A large part of the fundraising activities to support the trust’s wonderful work is the running of a series of live entertainment events at the Royal Albert hall, featuring major artists and comedians who give their time for free to support the trust. Last summer, in its 10th year at the Royal Albert hall, it put on nine spectacular gigs featuring Suede, the Who, Noel Gallagher, the Arctic Monkeys, Jimmy Carr and Noel Fielding. As a big fan of talent TV shows, I would particularly have enjoyed seeing JLS, Diana Vickers and Lemar perform on the same night. I see that some Conservative Members are looking confused about some of these names. If they see me afterwards, I will certainly explain any pop culture references that they do not get. I might even be able to put together a compilation CD for them.

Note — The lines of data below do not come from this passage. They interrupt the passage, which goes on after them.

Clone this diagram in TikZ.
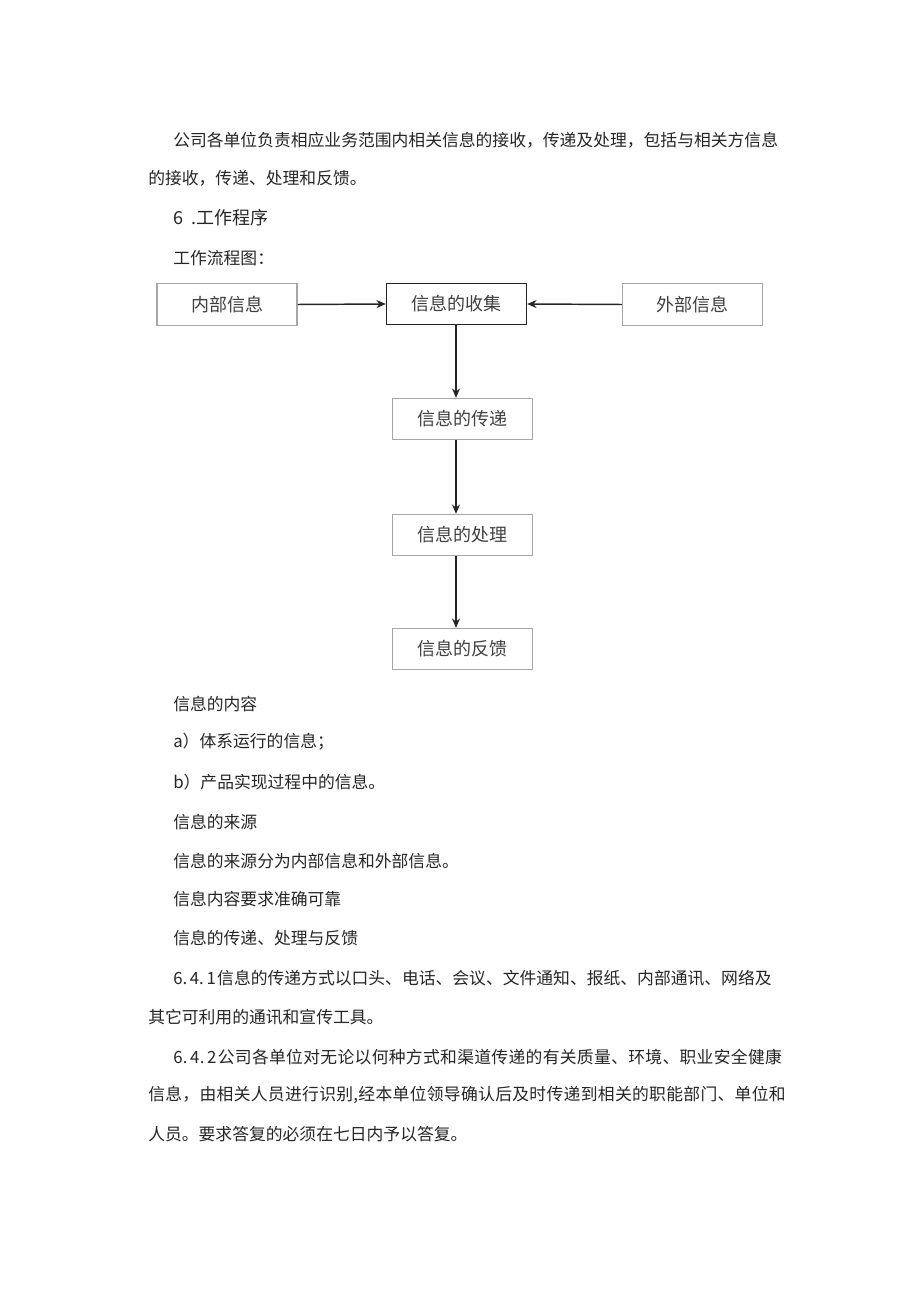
\documentclass[tikz,border=0pt]{standalone}
\usepackage{fontspec}
\setmainfont{Noto Sans CJK SC}
\newfontfamily\widecjk[LetterSpace=1.8]{Noto Sans CJK SC}
\usetikzlibrary{arrows.meta}
\begin{document}
\begin{tikzpicture}[x=0.75pt,y=-0.75pt,
  txt/.style={anchor=west,inner sep=0pt,font=\fontsize{12.6}{14}\selectfont,text=black!85},
  wtxt/.style={txt,font=\widecjk\fontsize{12.6}{14}\selectfont},
  flowbox/.style={draw=black!35,line width=0.8pt,minimum width=105pt,minimum height=31pt,inner sep=0pt,font=\fontsize{13.5}{15}\selectfont,text=black!75},
  mainbox/.style={flowbox,draw=black!85,line width=1.1pt},
  arr/.style={-{Stealth[length=7pt,width=6pt]},line width=1.1pt,black!85}]
\useasboundingbox (0,0) rectangle (920,1301);
\fill[white] (0,0) rectangle (920,1301);
% text above
\node[txt] (p1) at (173,140) {公司各单位负责相应业务范围内相关信息的接收，传递及处理，包括与相关方信息};
\node[txt] (p2) at (148,178) {的接收，传递、处理和反馈。};
\node[txt,font=\fontsize{13.5}{15}\selectfont] (h6) at (173,218) {6\hspace{6pt}.工作程序};
\node[txt] (fl) at (173,258) {工作流程图：};
% flowchart
\node[flowbox] (inner) at (227,304.5) {内部信息};
\node[mainbox] (collect) at (456.5,304) {信息的收集};
\node[flowbox] (outer) at (692.5,304.5) {外部信息};
\node[flowbox] (pass) at (462.5,419) {信息的传递};
\node[flowbox] (proc) at (462.5,535) {信息的处理};
\node[flowbox] (fb) at (462.5,649) {信息的反馈};
\draw[arr] (inner.east) -- (collect.west);
\draw[arr] (outer.west) -- (collect.east);
\draw[arr] (collect.south -| 456,0) -- (pass.north -| 456,0);
\draw[arr] (pass.south -| 456,0) -- (proc.north -| 456,0);
\draw[arr] (proc.south -| 456,0) -- (fb.north -| 456,0);
% text below
\node[txt] (c1) at (173,704) {信息的内容};
\node[txt] (c2) at (173,742) {a）体系运行的信息；};
\node[txt] (c3) at (173,782) {b）产品实现过程中的信息。};
\node[txt] (c4) at (173,822) {信息的来源};
\node[txt] (c5) at (173,861) {信息的来源分为内部信息和外部信息。};
\node[txt] (c6) at (173,899) {信息内容要求准确可靠};
\node[txt] (c7) at (173,938) {信息的传递、处理与反馈};
\node[txt] (c8) at (173,978) {6.\hspace{2pt}4.\hspace{2pt}1\hspace{1pt}信息的传递方式以口头、电话、会议、文件通知、报纸、内部通讯、网络及};
\node[txt] (c9) at (148,1017) {其它可利用的通讯和宣传工具。};
\node[wtxt] (c10) at (173,1057) {6.\hspace{2pt}4.\hspace{2pt}2\hspace{1pt}公司各单位对无论以何种方式和渠道传递的有关质量、环境、职业安全健康};
\node[wtxt] (c11) at (148,1095) {信息，由相关人员进行识别,经本单位领导确认后及时传递到相关的职能部门、单位和};
\node[txt] (c12) at (148,1134) {人员。要求答复的必须在七日内予以答复。};
\end{tikzpicture}
\end{document}
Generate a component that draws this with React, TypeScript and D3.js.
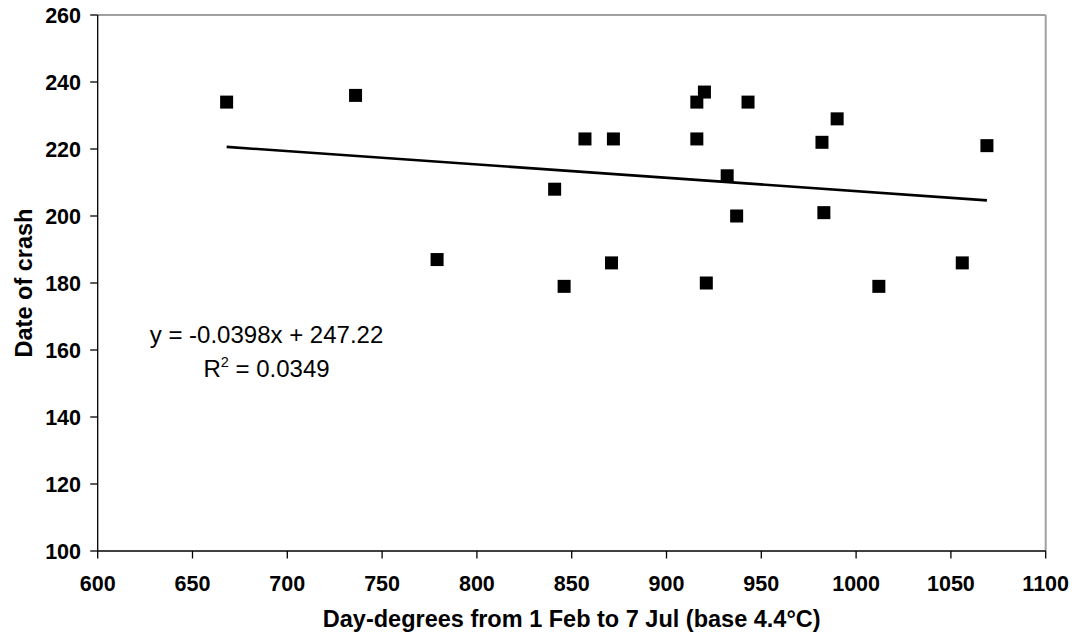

All these artists freely give their time—as well as that of their support crew—their energy and their talent to support what they view as a worthy cause, but it is not simply a case of artists giving up a night off. Doing a gig in London lessens demand for any other gigs in London that they might have planned close to that date. It could be that they cannot perform in London again for a few weeks or even months, so their participation is a genuine expression of their desire to help the cause. These big names could easily have done other things to earn money on the night they performed. The very fact that they are involved means that demand for tickets is huge.

Even though the Teenage Cancer Trust knows that demand for its events could allow it to sell the tickets at a higher price, it wants the events to be affordable to the average fan. As at almost all live entertainment events, tickets are sold at a price below what the market will bear, because organisers recognise the fact that the sustainable approach to putting on live events is to allow as many genuine fans as possible—and especially as many young people as possible—to attend. Quite apart from any moral or ethical consideration, that makes good business sense, building a long-lasting relationship with fans, which could not be achieved if they felt that they were being ripped off or could not even begin to get on the first rung of the ladder.

Regular-priced tickets to extraordinary events run by the Teenage Cancer Trust are put on sale with all the standard technological measures in place to combat touts. Like all other big events, they sell out in the space of a morning—sometimes in an hour or two. On the same day, without fail, hundreds of those tickets reappear on secondary websites at massive mark-up prices—well over double their face value.